Ce que les mandarins de Washington ne parviennent pas à comprendre, c’est que la majeure partie du globe ne croit pas au mensonge de la bienveillance américaine et ne soutient pas les justifications des interventions américaines. La Chine et la Russie, plutôt que d’accepter passivement l’hégémonie américaine, renforcent leurs armées et leurs alliances stratégiques. La semaine dernière, la Chine a négocié un accord entre l’Iran et l’Arabie saoudite pour rétablir des relations après sept ans d’hostilité, ce que l’on attendait autrefois des diplomates américains. L’influence croissante de la Chine crée une prophétie auto-réalisatrice pour ceux qui appellent à la guerre avec la Russie et la Chine, une prophétie qui aura des conséquences bien plus catastrophiques que celles au Moyen-Orient.

La guerre permanente suscite une lassitude nationale, en particulier lorsque l’inflation ravage les revenus des familles et que 57 % des Américains ne sont pas en mesure de faire face à une dépense d’urgence de 1 000 dollars.
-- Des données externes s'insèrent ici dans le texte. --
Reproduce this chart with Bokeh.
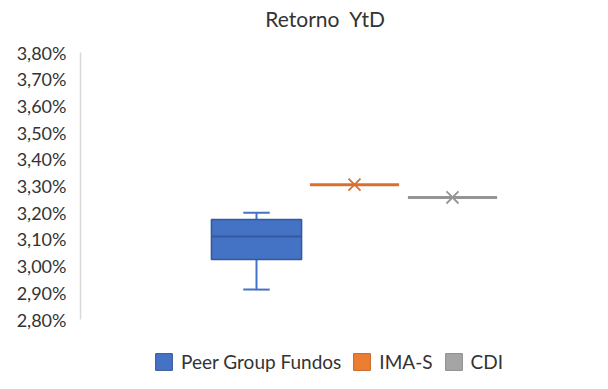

Le Parti démocrate et l’establishment du Parti républicain, qui a colporté les mensonges sur l’Irak, sont des partis de la guerre. L’appel de Donald Trump à mettre fin à la guerre en Ukraine, tout comme sa dénonciation de la guerre en Irak comme la « pire décision » de l’histoire américaine, sont des positions politiques attrayantes pour les Américains qui luttent pour rester à flot. Les travailleurs pauvres, même ceux dont les possibilités d’éducation et d’emploi sont limitées, ne sont plus aussi enclins à remplir les rangs. Ils ont des préoccupations bien plus urgentes qu’un monde unipolaire ou une guerre avec la Russie ou la Chine. L’isolationnisme de l’extrême droite est une arme politique puissante.

Les souteneurs de la guerre, sautant de fiasco en fiasco, s’accrochent à la chimère de la suprématie mondiale des États-Unis. La danse macabre ne s’arrêtera pas tant que nous ne les tiendrons pas publiquement responsables de leurs crimes, que nous ne demanderons pas pardon à ceux que nous avons offensés et que nous ne renoncerons pas à notre soif de puissance mondiale incontestée. Le jour du bilan, vital si nous voulons protéger ce qui reste de notre démocratie anémique et freiner les appétits de la machine de guerre, ne viendra que lorsque nous construirons des organisations anti-guerre de masse qui exigeront la fin de la folie impériale qui menace d’éteindre la vie sur la planète.